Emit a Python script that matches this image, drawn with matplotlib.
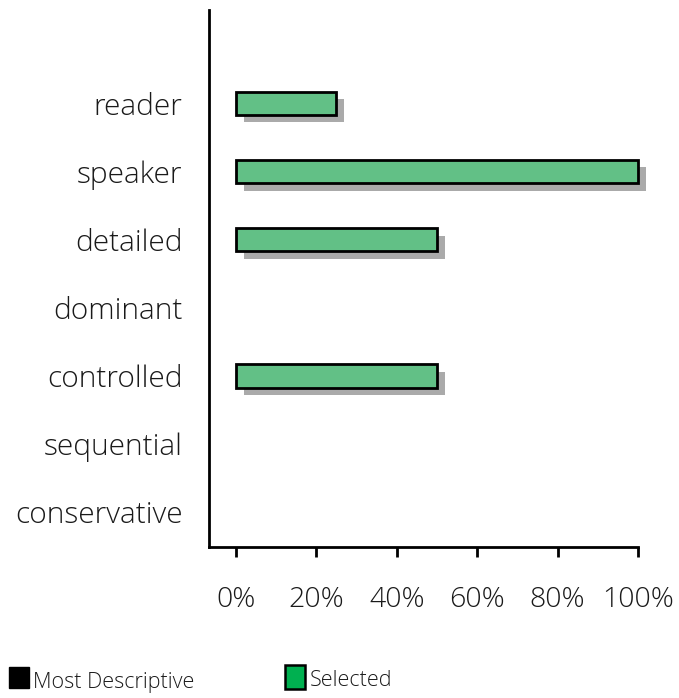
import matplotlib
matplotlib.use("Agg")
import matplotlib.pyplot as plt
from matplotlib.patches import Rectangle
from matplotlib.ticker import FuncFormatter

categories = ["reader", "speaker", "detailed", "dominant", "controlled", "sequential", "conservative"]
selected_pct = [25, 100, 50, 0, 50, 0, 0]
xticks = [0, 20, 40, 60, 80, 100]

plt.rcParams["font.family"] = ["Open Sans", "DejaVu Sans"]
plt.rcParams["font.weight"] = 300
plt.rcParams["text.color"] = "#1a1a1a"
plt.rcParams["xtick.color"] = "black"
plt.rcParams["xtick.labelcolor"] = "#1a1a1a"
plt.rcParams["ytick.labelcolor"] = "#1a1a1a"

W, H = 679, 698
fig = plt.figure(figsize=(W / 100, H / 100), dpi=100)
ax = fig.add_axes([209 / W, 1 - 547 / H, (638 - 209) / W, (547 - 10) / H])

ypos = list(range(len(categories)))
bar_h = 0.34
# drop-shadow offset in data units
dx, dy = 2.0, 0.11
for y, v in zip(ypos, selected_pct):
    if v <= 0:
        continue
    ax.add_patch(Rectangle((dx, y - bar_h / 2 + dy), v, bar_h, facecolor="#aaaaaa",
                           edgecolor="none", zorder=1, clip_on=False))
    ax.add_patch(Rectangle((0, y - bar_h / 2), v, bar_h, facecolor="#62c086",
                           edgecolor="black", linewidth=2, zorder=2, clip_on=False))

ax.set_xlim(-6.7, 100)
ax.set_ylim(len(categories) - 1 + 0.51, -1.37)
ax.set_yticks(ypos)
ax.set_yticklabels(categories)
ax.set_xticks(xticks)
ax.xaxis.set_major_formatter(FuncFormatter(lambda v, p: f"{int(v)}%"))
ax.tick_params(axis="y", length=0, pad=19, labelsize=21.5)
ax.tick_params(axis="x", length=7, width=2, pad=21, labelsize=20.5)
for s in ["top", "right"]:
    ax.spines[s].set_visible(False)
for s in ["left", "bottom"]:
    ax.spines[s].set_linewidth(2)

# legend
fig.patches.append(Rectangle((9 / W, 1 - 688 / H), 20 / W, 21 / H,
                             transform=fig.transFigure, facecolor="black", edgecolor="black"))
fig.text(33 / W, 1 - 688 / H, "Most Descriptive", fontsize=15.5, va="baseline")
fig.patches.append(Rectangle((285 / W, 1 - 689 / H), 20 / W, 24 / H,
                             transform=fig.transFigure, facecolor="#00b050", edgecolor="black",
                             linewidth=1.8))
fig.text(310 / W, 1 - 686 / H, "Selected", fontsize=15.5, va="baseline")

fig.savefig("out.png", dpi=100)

--- --- ---

Starting with the first line of the data above and ending with the line containing "linewidth=2, zorder=2, clip_on=False))", please restate every line exactly, leaving images out.

Emit a Python script that matches this image, drawn with matplotlib.
import matplotlib
matplotlib.use("Agg")
import matplotlib.pyplot as plt
from matplotlib.patches import Rectangle
from matplotlib.ticker import FuncFormatter

categories = ["reader", "speaker", "detailed", "dominant", "controlled", "sequential", "conservative"]
selected_pct = [25, 100, 50, 0, 50, 0, 0]
xticks = [0, 20, 40, 60, 80, 100]

plt.rcParams["font.family"] = ["Open Sans", "DejaVu Sans"]
plt.rcParams["font.weight"] = 300
plt.rcParams["text.color"] = "#1a1a1a"
plt.rcParams["xtick.color"] = "black"
plt.rcParams["xtick.labelcolor"] = "#1a1a1a"
plt.rcParams["ytick.labelcolor"] = "#1a1a1a"

W, H = 679, 698
fig = plt.figure(figsize=(W / 100, H / 100), dpi=100)
ax = fig.add_axes([209 / W, 1 - 547 / H, (638 - 209) / W, (547 - 10) / H])

ypos = list(range(len(categories)))
bar_h = 0.34
# drop-shadow offset in data units
dx, dy = 2.0, 0.11
for y, v in zip(ypos, selected_pct):
    if v <= 0:
        continue
    ax.add_patch(Rectangle((dx, y - bar_h / 2 + dy), v, bar_h, facecolor="#aaaaaa",
                           edgecolor="none", zorder=1, clip_on=False))
    ax.add_patch(Rectangle((0, y - bar_h / 2), v, bar_h, facecolor="#62c086",
                           edgecolor="black", linewidth=2, zorder=2, clip_on=False))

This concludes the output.